▶ [WRITTEN EXERCISE] Gather all lines containing the string "this" and copy them out.

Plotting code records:
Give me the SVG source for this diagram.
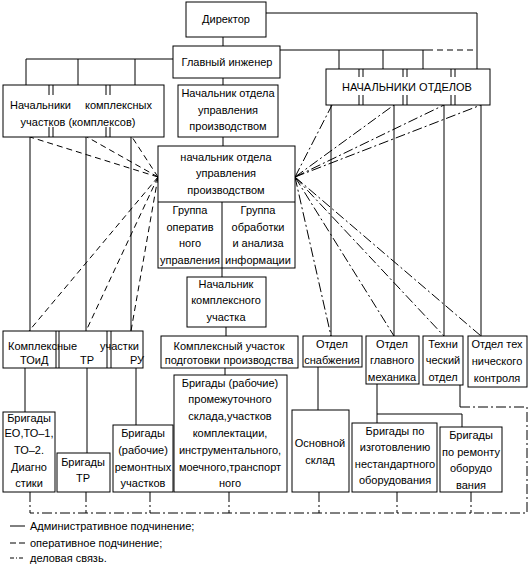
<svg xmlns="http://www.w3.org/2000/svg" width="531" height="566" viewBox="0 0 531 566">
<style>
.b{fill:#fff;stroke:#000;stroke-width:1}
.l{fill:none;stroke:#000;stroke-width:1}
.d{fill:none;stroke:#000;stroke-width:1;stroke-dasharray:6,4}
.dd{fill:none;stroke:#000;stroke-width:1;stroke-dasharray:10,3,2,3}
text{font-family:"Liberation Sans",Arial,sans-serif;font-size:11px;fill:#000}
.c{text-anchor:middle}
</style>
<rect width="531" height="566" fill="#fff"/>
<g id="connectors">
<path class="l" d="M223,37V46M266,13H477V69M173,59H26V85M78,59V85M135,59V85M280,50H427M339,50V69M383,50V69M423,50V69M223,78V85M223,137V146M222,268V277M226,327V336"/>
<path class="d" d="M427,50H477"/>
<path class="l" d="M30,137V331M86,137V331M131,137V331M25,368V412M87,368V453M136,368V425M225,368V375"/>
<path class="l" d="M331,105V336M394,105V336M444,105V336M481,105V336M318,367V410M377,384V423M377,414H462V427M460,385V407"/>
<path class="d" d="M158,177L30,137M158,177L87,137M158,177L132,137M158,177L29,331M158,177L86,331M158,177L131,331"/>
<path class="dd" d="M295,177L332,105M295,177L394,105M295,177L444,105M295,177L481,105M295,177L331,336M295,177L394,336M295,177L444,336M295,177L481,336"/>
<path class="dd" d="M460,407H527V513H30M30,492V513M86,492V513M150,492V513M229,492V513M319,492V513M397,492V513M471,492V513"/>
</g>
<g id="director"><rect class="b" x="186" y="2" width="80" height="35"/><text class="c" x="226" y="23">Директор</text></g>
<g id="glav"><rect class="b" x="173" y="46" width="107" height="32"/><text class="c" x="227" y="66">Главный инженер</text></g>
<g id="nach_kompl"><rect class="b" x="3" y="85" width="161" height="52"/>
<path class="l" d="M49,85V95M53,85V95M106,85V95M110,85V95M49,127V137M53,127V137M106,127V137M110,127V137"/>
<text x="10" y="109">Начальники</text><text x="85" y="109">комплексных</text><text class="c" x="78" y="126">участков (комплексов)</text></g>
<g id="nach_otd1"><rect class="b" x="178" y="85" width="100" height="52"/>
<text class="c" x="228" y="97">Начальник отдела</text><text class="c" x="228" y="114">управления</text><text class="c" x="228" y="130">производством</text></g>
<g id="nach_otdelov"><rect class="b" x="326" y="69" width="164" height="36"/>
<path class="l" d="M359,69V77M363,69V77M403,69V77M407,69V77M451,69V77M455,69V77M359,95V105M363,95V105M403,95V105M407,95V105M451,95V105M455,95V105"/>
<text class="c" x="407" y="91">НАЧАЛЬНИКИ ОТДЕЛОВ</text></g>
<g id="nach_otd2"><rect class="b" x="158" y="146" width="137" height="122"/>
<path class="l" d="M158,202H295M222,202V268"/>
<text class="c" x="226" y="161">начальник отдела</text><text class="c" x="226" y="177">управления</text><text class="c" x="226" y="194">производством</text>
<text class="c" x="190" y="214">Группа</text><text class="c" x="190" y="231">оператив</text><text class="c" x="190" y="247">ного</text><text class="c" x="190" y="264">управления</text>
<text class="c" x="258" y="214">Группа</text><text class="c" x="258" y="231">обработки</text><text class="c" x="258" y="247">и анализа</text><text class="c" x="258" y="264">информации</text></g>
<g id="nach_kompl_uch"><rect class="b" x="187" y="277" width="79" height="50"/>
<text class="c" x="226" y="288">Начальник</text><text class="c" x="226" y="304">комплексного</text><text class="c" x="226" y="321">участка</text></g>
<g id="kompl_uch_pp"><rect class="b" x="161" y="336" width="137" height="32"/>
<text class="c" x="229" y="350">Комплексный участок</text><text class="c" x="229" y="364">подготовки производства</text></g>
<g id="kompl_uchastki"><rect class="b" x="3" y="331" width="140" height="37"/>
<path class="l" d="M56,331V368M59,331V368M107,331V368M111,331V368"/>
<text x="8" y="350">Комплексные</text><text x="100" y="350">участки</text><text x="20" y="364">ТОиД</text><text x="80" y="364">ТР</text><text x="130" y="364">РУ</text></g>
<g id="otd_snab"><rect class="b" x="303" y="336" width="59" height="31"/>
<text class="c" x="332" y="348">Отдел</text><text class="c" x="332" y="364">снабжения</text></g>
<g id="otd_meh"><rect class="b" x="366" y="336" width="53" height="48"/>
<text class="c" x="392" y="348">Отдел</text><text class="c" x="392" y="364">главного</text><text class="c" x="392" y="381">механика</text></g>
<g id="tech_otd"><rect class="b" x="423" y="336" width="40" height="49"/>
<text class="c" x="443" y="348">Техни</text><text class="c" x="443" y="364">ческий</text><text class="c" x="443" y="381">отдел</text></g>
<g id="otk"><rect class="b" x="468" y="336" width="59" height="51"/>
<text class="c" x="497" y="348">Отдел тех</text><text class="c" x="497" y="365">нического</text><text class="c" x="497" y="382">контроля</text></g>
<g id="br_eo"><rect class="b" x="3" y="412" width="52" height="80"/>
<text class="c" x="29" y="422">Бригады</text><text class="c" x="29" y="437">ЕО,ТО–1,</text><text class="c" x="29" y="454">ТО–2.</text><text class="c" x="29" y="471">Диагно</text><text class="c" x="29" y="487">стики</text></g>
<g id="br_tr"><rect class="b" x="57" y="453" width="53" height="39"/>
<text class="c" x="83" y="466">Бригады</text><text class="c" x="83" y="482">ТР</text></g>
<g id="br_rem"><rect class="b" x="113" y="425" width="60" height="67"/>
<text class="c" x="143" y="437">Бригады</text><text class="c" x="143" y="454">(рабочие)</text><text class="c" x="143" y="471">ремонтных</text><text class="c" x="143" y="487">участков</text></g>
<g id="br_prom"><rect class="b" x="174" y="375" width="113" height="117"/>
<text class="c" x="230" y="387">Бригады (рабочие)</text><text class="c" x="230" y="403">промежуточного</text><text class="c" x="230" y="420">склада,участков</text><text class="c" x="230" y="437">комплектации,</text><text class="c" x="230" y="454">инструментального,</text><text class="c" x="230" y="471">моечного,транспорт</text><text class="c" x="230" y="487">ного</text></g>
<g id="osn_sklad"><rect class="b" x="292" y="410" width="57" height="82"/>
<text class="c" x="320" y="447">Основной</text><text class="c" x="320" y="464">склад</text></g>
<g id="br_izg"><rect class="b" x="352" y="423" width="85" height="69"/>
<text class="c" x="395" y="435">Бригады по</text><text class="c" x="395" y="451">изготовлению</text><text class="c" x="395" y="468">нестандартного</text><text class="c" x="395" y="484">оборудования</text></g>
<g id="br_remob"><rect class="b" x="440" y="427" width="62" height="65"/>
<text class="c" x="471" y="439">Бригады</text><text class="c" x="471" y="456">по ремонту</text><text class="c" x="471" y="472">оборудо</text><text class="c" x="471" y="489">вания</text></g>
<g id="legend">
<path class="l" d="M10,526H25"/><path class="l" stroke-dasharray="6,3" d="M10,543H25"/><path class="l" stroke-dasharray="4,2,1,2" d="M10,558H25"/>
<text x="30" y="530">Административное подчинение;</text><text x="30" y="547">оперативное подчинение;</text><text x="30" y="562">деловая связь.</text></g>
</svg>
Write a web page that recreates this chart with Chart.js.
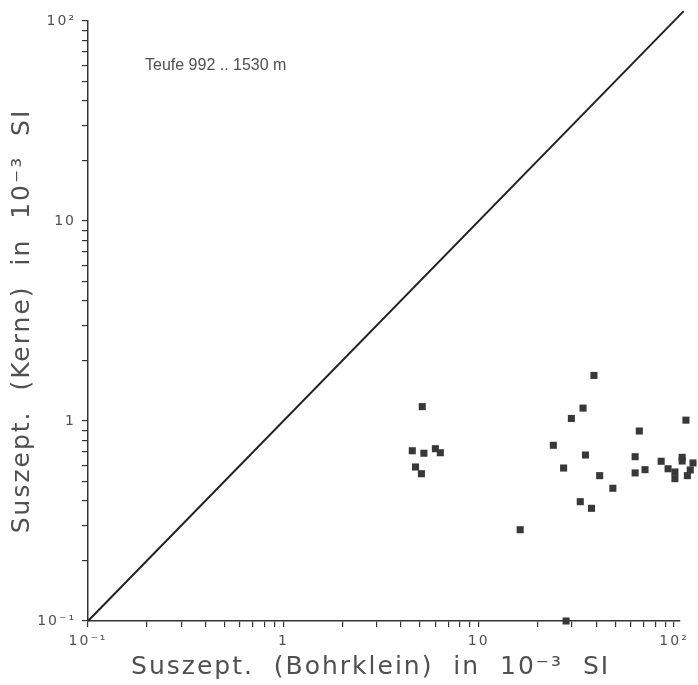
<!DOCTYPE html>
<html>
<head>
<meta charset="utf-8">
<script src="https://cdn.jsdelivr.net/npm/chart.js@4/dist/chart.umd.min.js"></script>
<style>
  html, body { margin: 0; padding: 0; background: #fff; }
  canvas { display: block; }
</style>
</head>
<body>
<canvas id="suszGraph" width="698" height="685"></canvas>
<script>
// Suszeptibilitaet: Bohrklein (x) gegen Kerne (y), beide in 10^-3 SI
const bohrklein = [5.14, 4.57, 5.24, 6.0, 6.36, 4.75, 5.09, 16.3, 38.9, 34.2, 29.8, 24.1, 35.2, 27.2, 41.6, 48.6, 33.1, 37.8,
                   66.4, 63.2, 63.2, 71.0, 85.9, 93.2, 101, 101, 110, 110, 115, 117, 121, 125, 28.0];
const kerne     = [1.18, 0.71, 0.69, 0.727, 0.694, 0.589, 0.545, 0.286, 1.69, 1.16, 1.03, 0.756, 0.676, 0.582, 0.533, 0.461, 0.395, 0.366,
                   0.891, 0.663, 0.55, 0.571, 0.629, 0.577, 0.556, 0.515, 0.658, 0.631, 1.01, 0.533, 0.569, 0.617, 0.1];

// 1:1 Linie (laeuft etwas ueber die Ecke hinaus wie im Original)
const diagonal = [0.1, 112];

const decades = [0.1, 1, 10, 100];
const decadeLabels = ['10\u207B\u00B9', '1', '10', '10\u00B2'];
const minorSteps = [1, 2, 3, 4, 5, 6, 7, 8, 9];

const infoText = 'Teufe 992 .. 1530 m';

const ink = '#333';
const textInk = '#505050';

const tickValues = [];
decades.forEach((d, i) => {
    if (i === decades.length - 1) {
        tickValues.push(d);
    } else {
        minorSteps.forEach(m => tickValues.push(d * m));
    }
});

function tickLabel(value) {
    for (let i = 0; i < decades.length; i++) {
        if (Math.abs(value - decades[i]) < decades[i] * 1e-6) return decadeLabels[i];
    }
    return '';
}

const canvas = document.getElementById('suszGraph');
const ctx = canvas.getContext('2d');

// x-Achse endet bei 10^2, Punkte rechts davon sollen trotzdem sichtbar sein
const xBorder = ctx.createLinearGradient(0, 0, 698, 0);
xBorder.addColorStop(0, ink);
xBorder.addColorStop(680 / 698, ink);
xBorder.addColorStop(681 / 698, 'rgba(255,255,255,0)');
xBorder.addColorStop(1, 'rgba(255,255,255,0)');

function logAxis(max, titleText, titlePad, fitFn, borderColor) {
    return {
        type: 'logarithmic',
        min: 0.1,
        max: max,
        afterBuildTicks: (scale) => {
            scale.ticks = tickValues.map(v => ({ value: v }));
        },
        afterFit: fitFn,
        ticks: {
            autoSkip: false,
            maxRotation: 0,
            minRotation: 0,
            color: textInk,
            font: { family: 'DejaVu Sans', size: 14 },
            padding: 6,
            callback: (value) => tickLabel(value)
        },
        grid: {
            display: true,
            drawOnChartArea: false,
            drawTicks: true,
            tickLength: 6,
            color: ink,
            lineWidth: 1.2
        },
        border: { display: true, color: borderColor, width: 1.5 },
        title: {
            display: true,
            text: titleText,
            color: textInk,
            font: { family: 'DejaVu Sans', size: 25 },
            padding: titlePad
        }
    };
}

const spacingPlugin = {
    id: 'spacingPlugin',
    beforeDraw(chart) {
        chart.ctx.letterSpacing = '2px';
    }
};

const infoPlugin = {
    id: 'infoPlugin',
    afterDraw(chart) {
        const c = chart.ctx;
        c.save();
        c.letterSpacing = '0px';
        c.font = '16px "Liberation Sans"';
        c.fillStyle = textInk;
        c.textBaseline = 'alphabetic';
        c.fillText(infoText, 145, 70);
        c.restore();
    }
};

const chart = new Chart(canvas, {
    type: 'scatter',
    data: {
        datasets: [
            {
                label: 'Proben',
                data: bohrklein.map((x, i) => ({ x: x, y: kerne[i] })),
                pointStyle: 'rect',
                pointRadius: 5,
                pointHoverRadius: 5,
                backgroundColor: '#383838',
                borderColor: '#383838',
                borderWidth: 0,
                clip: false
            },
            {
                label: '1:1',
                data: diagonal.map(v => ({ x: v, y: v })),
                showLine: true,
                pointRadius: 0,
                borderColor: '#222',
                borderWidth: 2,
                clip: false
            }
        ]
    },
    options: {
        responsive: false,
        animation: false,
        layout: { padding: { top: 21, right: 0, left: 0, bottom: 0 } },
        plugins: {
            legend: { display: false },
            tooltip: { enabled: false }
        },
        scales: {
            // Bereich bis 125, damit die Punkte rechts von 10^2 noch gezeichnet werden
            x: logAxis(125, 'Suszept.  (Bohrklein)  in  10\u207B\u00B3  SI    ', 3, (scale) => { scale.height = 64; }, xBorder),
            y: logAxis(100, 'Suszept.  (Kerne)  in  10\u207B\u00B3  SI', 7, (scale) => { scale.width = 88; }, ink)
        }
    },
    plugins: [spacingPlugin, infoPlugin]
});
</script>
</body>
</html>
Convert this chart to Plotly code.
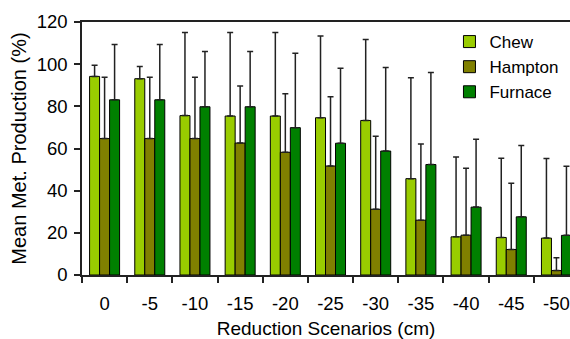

▶ [TASK SOLUTION]
Give me the SVG source for this diagram.
Write a web page that recreates this chart with Chart.js.
Convert this chart to Plotly code.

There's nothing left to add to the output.